Exercise
Start at the line containing "Emit a LaTeX", stop at the line containing "(0,0) rectangle (576,566);", and please reproduce every line in between, both ends included, without pictures.

════════

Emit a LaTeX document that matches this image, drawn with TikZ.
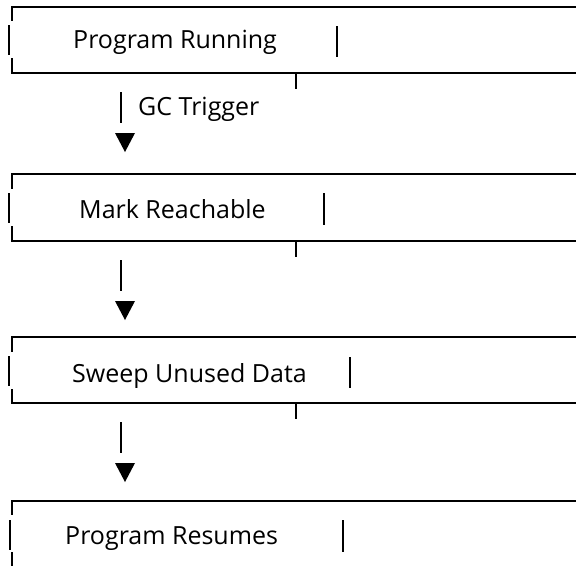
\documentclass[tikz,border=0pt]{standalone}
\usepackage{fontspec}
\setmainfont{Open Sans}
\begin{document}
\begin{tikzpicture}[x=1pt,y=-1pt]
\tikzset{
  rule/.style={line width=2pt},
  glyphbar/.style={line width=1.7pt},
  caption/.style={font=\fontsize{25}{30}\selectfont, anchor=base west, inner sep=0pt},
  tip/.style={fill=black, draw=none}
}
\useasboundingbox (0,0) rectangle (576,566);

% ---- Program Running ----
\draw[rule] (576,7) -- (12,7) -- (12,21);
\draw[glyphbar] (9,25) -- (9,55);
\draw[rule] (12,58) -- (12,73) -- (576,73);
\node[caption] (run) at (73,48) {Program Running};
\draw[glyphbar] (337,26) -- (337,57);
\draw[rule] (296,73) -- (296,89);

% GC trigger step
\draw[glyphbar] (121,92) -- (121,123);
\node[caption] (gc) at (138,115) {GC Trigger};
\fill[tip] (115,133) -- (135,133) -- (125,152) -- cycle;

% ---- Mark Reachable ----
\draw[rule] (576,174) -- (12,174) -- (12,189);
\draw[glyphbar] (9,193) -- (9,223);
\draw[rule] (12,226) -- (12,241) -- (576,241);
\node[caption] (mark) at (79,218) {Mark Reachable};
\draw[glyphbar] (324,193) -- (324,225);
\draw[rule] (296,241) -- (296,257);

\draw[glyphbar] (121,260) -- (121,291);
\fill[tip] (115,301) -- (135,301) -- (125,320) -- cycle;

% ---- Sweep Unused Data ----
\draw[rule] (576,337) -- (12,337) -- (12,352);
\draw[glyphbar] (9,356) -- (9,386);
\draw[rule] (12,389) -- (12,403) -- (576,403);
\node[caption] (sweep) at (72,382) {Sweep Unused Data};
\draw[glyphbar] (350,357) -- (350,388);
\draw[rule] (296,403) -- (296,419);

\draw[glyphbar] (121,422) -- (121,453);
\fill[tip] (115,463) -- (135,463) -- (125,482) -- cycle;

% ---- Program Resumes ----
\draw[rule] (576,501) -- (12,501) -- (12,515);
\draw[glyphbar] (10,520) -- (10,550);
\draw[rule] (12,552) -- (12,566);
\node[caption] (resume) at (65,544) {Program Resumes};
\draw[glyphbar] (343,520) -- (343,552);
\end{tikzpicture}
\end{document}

════════

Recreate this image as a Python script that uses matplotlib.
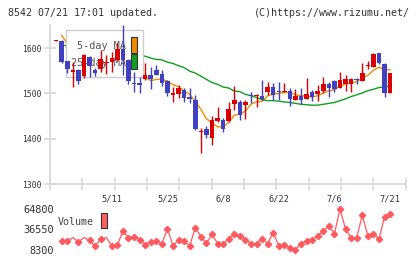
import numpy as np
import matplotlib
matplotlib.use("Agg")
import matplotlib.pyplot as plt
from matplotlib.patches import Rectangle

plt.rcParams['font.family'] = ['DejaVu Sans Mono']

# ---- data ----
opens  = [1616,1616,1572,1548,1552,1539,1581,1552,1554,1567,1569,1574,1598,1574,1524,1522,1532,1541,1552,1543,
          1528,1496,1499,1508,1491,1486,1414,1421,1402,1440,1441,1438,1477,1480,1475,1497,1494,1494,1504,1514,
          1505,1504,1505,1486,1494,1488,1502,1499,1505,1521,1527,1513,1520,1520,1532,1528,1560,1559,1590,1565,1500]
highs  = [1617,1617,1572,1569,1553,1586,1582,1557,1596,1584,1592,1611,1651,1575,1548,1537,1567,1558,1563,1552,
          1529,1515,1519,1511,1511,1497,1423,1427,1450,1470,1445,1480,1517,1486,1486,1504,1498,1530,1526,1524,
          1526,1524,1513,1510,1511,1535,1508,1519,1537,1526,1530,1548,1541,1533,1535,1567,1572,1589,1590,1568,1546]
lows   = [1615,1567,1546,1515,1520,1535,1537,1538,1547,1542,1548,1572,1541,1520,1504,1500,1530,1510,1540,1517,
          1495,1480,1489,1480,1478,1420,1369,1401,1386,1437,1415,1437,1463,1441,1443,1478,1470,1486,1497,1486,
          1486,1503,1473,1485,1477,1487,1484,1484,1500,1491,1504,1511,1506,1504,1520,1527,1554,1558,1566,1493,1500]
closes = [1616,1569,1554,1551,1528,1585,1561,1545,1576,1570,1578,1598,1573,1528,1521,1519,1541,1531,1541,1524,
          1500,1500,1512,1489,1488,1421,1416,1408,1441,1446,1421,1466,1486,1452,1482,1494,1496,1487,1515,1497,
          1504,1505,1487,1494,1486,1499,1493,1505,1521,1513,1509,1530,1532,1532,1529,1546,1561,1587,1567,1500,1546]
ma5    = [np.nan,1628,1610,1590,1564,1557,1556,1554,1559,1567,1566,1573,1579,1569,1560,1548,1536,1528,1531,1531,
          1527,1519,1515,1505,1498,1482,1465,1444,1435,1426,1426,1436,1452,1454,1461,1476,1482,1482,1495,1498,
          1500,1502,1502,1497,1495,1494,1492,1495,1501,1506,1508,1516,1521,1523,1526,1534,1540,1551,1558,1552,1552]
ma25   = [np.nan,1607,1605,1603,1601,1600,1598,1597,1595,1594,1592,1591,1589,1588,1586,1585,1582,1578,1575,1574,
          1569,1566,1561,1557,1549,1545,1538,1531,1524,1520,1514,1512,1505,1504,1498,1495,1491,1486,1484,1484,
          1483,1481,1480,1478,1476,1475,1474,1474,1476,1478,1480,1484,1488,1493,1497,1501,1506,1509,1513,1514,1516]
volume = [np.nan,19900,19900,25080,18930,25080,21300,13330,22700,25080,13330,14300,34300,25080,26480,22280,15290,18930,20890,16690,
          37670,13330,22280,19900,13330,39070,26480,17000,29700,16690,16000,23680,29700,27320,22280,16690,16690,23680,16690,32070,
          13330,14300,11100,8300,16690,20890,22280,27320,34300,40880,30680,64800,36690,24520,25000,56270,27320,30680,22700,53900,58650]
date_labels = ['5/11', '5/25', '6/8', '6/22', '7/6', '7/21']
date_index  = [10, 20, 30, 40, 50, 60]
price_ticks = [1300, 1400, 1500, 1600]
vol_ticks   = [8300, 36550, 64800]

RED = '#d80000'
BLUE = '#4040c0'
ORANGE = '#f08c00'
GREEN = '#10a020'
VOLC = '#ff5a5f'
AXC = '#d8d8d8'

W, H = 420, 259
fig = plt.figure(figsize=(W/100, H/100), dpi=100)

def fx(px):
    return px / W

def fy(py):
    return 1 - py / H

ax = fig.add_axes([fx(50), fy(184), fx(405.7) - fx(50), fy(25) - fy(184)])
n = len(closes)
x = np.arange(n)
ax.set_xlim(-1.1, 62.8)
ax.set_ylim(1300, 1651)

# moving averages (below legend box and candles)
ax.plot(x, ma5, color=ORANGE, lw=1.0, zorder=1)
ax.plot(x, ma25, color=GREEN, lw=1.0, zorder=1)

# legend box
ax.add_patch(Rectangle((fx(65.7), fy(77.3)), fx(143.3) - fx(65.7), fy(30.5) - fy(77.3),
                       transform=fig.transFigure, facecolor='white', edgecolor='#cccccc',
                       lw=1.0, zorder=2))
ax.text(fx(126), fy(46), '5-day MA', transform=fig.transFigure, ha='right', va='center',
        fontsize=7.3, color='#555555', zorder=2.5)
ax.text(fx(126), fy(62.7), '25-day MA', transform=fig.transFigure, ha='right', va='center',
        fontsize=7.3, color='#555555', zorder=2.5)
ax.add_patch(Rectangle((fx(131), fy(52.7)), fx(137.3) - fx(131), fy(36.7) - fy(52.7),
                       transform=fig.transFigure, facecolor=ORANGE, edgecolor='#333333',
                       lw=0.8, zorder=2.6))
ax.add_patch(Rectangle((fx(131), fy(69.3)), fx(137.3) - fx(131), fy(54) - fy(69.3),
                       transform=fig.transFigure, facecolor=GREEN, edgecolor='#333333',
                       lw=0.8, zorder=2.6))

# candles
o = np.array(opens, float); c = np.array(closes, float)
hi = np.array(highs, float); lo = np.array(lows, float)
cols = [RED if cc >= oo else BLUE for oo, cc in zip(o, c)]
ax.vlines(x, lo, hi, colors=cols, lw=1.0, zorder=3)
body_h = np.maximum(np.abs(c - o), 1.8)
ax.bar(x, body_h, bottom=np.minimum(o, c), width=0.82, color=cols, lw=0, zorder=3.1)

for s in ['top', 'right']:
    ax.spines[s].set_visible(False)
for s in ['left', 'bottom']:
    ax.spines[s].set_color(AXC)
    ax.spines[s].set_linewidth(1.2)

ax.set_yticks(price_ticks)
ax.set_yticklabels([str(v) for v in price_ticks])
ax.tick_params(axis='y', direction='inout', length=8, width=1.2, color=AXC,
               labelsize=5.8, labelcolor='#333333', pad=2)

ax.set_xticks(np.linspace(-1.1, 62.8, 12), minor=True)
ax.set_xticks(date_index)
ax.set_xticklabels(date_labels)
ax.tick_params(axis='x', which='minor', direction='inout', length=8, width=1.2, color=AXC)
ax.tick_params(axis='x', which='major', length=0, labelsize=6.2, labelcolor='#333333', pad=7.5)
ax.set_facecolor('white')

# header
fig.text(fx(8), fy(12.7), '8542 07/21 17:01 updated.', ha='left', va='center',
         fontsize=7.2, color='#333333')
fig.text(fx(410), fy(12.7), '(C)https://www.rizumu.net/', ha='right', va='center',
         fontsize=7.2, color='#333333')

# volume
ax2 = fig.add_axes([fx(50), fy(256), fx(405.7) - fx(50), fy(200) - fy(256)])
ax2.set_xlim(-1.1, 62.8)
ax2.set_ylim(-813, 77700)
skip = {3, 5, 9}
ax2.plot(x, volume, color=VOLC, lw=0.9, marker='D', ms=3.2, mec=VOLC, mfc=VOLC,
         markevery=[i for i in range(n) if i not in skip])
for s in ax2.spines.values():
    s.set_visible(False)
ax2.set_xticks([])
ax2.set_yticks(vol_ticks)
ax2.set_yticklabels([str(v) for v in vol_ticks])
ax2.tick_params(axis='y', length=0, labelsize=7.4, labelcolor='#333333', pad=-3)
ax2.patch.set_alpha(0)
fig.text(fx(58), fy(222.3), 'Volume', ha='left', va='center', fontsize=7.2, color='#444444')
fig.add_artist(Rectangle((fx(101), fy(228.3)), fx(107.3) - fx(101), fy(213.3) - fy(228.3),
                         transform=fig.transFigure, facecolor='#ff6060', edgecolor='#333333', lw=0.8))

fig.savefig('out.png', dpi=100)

════════

The result
Emit a LaTeX document that matches this image, drawn with TikZ.
\documentclass[tikz,border=0pt]{standalone}
\usepackage{fontspec}
\setmainfont{Open Sans}
\begin{document}
\begin{tikzpicture}[x=1pt,y=-1pt]
\tikzset{
  rule/.style={line width=2pt},
  glyphbar/.style={line width=1.7pt},
  caption/.style={font=\fontsize{25}{30}\selectfont, anchor=base west, inner sep=0pt},
  tip/.style={fill=black, draw=none}
}
\useasboundingbox (0,0) rectangle (576,566);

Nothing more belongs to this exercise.